Copy exactly the lines from the start of the material through the line with "const qHeat = [1.41, 1.83, 2.07, 2.23, 2.24, 2.24, 2.35, 2.36];". Pictures stay out of the copy.

Source excerpt>
══════════
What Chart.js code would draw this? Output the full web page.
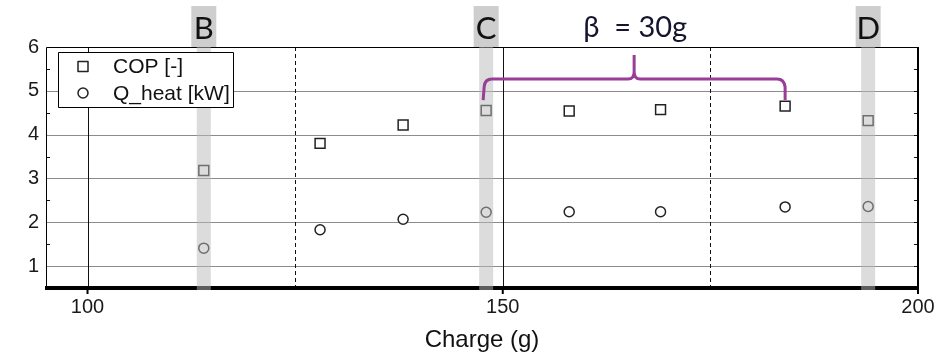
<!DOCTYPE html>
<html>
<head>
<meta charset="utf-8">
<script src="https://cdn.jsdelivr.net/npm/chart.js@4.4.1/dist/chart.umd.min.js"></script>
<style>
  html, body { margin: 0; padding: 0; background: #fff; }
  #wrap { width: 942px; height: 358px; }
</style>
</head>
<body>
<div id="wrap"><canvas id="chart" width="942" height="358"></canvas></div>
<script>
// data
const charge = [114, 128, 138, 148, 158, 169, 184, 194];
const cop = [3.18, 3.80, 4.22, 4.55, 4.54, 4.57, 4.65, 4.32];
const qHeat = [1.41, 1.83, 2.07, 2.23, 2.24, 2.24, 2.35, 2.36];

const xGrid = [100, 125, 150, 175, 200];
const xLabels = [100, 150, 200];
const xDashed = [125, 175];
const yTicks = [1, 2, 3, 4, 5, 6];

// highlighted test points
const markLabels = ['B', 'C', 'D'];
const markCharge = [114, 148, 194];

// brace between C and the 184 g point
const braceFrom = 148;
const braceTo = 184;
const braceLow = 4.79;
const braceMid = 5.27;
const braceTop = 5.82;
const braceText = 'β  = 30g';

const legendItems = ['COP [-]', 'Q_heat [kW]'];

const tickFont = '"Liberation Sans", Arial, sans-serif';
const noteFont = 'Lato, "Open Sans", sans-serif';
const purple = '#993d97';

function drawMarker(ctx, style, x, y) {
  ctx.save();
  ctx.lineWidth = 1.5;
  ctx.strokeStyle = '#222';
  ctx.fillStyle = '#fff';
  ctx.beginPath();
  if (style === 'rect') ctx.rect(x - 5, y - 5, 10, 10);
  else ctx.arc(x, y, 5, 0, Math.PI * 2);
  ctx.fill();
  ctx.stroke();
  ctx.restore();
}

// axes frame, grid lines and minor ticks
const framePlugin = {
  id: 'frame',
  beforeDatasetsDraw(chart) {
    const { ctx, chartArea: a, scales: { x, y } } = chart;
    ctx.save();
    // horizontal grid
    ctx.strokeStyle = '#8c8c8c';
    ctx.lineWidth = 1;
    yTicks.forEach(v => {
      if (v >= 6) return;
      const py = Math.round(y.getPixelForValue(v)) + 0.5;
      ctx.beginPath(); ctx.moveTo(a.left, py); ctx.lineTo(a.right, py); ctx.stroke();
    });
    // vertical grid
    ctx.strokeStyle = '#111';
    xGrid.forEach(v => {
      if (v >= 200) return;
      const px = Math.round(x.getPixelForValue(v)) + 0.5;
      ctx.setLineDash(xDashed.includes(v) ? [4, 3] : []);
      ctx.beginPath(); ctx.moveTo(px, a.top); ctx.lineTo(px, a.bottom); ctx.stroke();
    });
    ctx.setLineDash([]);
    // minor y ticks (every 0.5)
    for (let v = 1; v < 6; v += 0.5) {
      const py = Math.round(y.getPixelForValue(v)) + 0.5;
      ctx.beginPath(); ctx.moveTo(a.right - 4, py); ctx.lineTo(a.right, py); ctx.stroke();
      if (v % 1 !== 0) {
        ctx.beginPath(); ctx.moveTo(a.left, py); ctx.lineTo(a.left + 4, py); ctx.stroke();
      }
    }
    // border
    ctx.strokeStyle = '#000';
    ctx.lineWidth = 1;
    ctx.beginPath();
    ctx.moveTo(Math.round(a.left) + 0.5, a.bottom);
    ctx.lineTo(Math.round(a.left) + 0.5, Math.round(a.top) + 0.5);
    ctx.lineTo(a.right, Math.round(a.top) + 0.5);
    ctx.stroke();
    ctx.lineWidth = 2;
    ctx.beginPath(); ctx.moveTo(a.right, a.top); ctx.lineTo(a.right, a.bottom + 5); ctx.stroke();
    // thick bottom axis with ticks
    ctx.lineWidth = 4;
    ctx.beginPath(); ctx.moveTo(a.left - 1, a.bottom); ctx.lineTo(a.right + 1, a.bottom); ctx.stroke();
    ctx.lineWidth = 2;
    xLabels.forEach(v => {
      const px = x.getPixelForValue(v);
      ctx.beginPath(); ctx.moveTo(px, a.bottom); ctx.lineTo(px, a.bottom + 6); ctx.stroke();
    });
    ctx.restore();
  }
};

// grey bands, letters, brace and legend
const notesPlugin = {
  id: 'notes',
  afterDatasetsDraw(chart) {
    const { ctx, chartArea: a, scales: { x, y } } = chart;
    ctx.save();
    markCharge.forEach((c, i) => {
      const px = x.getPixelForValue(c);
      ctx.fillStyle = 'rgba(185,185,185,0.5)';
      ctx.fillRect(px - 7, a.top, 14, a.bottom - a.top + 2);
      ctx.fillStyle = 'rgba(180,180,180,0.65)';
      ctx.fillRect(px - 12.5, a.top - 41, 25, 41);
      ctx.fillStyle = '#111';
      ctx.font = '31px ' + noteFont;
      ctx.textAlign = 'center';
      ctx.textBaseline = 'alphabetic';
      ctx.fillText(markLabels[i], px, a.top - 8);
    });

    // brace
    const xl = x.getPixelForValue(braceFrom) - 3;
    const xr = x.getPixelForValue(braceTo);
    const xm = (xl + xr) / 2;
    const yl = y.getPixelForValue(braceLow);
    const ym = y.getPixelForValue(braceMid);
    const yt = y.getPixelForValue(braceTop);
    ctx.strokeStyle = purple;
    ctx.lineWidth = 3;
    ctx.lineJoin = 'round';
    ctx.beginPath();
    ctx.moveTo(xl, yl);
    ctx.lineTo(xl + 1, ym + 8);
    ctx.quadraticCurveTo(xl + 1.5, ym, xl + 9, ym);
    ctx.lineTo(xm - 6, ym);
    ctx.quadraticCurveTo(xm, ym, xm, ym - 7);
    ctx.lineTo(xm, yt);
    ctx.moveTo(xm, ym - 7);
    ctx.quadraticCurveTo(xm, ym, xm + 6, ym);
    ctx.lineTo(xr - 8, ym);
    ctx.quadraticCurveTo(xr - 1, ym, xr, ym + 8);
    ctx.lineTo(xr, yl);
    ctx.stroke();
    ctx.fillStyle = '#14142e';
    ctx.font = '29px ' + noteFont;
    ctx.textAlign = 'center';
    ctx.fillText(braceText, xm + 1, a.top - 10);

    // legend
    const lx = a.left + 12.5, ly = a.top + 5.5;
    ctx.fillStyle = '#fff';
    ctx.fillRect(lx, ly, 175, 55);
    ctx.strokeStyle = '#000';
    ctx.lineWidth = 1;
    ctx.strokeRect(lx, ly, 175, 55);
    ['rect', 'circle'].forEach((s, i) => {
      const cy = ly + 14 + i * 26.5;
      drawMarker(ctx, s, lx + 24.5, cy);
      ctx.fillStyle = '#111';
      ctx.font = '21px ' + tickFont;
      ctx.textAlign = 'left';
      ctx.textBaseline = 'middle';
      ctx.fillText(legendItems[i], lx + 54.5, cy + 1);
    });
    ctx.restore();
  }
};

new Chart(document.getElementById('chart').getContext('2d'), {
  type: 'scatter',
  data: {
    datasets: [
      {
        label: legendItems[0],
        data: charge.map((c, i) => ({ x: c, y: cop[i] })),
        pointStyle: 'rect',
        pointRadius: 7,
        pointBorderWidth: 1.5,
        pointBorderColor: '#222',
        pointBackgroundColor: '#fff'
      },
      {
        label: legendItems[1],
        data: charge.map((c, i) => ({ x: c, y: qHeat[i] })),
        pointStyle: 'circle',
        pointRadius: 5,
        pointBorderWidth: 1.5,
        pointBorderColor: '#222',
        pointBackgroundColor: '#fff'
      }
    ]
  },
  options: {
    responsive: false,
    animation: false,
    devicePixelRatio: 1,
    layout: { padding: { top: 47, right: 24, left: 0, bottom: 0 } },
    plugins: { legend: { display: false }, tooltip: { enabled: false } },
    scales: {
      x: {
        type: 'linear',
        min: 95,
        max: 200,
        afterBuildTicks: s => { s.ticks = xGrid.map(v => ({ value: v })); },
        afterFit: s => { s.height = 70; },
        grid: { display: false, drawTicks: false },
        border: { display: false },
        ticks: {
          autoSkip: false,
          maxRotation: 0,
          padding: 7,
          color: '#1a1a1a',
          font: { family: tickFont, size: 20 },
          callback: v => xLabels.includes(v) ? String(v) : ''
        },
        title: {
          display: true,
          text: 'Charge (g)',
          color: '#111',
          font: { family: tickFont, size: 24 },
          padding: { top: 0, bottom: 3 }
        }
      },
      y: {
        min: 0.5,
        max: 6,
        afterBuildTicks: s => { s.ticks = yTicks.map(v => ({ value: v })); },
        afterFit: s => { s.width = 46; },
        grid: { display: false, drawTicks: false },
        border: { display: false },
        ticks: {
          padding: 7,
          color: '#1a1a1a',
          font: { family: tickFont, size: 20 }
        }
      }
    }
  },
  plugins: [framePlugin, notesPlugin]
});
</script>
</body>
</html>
══════════
Solution for this exercise>
What Chart.js code would draw this? Output the full web page.
<!DOCTYPE html>
<html>
<head>
<meta charset="utf-8">
<script src="https://cdn.jsdelivr.net/npm/chart.js@4.4.1/dist/chart.umd.min.js"></script>
<style>
  html, body { margin: 0; padding: 0; background: #fff; }
  #wrap { width: 942px; height: 358px; }
</style>
</head>
<body>
<div id="wrap"><canvas id="chart" width="942" height="358"></canvas></div>
<script>
// data
const charge = [114, 128, 138, 148, 158, 169, 184, 194];
const cop = [3.18, 3.80, 4.22, 4.55, 4.54, 4.57, 4.65, 4.32];
const qHeat = [1.41, 1.83, 2.07, 2.23, 2.24, 2.24, 2.35, 2.36];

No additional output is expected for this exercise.